Chiarito tale aspetto, restano tuttavia aperte alcune criticità del decreto.

  • Definizione di confezionamento. Il decreto n. 145, pur facendo espresso riferimento per diversi aspetti al Regolamento UE 1169/2011 per quanto concerne le definizioni, nulla chiarisce in ordine al confezionamento. Soccorrerebbe a tal proposito l’articolo 2, paragrafo 1, lettera j) del regolamento 852/2004 (CE) sull'igiene dei prodotti alimentari che definisce confezionamento “il collocamento di un prodotto alimentare in un involucro o contenitore posti a diretto contatto con il prodotto alimentare in questione, nonché detto involucro o contenitore”. Lo stesso comma riporta inoltre alla lettera k) la definizione di “imballaggio”: “il collocamento di uno o più prodotti alimentari confezionati in un secondo contenitore, nonché detto secondo contenitore”. In tale ottica, la sede dello stabilimento di confezionamento dovrebbe pertanto essere quello in cui avvengono le sole operazioni di confezionamento di cui al Regolamento 852/2004 (CE). Questa definizione sarebbe peraltro pienamente confacente alle esigenze di tutela della salute pubblica, indicate anche nella relazione di accompagnamento al provvedimento come motivazione primaria legittimante il mantenimento di disposizioni nazionali.

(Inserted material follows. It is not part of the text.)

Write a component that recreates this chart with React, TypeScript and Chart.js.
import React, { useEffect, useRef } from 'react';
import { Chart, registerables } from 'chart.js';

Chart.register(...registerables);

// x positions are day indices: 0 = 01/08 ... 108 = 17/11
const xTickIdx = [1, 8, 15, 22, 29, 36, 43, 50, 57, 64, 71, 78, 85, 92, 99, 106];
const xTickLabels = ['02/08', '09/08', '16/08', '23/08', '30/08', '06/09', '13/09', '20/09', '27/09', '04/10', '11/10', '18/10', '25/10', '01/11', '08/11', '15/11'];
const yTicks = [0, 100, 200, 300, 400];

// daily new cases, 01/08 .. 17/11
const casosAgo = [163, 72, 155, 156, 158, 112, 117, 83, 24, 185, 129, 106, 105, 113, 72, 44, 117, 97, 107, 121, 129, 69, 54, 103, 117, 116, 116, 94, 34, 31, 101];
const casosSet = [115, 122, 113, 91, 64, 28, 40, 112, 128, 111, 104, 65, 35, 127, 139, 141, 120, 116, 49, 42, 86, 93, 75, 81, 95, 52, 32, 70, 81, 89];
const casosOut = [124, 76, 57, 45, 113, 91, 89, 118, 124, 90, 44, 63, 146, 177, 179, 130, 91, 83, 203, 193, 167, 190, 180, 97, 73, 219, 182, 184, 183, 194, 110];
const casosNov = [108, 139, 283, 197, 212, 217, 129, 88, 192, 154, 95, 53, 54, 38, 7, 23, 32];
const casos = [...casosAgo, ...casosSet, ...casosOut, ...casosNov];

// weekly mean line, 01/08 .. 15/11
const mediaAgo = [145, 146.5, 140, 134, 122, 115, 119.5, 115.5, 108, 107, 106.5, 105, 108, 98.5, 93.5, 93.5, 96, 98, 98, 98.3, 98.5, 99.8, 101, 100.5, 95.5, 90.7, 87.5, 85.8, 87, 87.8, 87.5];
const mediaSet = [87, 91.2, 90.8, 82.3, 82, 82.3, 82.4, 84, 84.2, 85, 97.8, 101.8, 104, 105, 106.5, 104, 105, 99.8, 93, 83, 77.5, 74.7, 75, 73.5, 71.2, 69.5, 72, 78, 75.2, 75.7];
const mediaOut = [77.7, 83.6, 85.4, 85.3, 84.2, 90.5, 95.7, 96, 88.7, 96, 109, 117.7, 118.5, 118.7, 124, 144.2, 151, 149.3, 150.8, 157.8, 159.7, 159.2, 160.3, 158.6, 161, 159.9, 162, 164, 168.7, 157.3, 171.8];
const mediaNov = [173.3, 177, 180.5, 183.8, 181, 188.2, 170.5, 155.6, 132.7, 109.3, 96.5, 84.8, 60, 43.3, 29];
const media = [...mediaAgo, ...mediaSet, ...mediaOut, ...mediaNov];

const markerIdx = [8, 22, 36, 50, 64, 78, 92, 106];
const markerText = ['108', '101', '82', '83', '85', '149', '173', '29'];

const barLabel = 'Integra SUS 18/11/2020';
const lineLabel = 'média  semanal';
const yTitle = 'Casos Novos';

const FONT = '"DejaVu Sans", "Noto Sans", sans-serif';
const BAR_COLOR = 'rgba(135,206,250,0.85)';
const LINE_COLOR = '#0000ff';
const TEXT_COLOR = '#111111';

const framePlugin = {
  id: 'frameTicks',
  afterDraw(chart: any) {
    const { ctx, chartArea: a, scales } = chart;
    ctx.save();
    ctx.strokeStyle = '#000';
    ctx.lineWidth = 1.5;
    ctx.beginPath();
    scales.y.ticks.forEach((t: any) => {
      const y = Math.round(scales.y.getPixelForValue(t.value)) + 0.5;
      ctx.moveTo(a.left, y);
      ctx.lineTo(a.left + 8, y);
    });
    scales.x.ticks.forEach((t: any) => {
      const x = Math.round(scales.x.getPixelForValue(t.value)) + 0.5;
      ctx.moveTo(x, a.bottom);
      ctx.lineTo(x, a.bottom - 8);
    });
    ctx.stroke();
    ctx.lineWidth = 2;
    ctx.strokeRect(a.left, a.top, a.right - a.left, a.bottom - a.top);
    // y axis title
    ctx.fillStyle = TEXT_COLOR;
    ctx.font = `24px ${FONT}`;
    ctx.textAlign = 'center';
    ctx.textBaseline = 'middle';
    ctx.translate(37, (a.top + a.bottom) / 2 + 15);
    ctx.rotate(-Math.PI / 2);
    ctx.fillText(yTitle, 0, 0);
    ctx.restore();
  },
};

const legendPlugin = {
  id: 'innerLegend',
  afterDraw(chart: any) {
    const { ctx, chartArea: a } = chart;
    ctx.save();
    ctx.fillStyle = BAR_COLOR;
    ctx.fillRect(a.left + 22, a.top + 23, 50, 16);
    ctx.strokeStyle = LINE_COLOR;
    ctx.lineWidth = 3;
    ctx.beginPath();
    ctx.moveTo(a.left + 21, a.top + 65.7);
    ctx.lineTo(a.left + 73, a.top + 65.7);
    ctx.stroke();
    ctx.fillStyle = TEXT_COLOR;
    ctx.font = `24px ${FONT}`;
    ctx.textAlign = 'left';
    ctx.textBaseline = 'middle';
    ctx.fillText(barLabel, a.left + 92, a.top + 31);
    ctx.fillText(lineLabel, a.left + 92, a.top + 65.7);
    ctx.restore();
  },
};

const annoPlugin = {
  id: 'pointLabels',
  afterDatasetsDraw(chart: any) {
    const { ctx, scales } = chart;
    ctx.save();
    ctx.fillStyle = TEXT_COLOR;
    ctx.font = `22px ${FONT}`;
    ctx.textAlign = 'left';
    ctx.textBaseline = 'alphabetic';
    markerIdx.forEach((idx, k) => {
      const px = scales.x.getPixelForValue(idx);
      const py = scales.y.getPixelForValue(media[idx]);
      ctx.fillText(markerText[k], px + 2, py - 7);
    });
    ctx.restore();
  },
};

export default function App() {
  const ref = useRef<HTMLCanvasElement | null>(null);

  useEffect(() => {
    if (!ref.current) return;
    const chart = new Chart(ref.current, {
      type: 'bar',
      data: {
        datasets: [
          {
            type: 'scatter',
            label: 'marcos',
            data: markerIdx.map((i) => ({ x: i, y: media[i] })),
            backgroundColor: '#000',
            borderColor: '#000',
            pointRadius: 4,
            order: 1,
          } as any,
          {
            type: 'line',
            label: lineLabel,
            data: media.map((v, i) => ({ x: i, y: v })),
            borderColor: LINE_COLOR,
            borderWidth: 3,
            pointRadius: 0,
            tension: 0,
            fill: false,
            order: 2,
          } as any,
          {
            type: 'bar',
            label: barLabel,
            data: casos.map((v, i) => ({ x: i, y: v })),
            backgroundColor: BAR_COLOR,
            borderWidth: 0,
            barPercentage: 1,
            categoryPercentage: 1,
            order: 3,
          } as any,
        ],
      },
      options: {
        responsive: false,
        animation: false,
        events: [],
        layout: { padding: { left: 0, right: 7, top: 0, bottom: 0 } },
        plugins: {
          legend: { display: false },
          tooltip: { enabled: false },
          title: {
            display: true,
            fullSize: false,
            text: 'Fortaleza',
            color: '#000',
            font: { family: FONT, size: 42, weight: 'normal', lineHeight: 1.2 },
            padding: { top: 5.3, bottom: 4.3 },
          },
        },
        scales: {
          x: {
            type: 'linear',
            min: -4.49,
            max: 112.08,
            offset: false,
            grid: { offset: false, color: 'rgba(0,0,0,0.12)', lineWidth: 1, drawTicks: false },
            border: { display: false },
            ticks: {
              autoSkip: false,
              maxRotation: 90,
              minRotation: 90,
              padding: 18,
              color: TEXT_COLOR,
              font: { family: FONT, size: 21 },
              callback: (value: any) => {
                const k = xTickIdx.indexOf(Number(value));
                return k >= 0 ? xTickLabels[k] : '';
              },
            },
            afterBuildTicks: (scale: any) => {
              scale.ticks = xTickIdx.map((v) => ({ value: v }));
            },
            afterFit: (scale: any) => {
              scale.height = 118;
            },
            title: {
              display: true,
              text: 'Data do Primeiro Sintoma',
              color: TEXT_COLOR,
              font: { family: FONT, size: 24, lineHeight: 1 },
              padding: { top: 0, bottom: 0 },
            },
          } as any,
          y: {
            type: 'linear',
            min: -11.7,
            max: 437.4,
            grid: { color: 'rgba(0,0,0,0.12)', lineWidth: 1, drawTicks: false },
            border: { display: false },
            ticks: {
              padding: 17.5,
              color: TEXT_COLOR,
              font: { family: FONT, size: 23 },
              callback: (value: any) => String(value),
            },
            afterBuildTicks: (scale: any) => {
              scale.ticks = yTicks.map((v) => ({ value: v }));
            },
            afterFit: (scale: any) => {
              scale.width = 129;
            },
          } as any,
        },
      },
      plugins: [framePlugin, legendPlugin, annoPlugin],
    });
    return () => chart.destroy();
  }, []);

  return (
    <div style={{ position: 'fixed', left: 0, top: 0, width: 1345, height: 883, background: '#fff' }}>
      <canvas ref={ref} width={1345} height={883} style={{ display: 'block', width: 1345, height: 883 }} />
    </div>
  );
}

  • Prodotti preimballati originari di paesi extra UE. Mentre l’articolo 11 del D.Lgs. 109/1992 esentava dal proprio campo di applicazione i prodotti provenienti da altri Paesi per la vendita tal quali in Italia, l’articolo 7 del decreto legislativo n. 145/2017, relativo alla clausola del “Mutuo riconoscimento”, dispone che sono fatti salvi dall’obbligo solo i prodotti alimentari preimballati legalmente fabbricati o commercializzati in un altro Stato membro dell'Unione europea o in Turchia o fabbricati in uno Stato membro dell'Associazione europea di libero scambio (EFTA). L’obbligo dell’indicazione della sede dello stabilimento sembrerebbe, pertanto, applicabile ai prodotti alimentari preimballati provenienti da paesi extra UE (al di fuori di EFTA e Turchia).

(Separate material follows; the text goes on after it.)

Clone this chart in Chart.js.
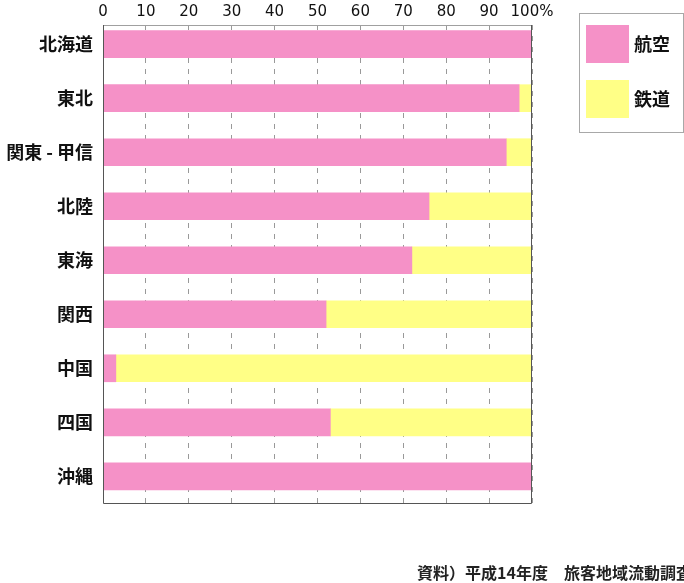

  • Indicazione di origine volontaria. Resta altresi’ da comprendere se l’indicazione della sede dello stabilimento di produzione o se diverso di confezionamento, possa in qualche modo far scattare, una volta applicabile, l’obbligo di indicazione dell’origine dell’ingrediente primario di cui all’articolo 26.3 del Regolamento UE 1169/2011. Tale lettura, alla luce della finalità della norma, andrebbe esclusa. Ma sul punto sarebbe necessario un chiaro orientamento del legislatore.

  • Alimento legalmene fabbricato in altro Stato membro, ma commercializzato da OSA responsabile stabilito in Italia. Non dovrebbe sussistere l’obbligo di indicazione in tale ipotesi, trattandosi di alimento legalmente fabbricato in altro Stato membro dell’UE.

Su tali aspetti, peraltro, le amministrazioni competenti starebbero vagliando la necessità di una circolare interpretativa.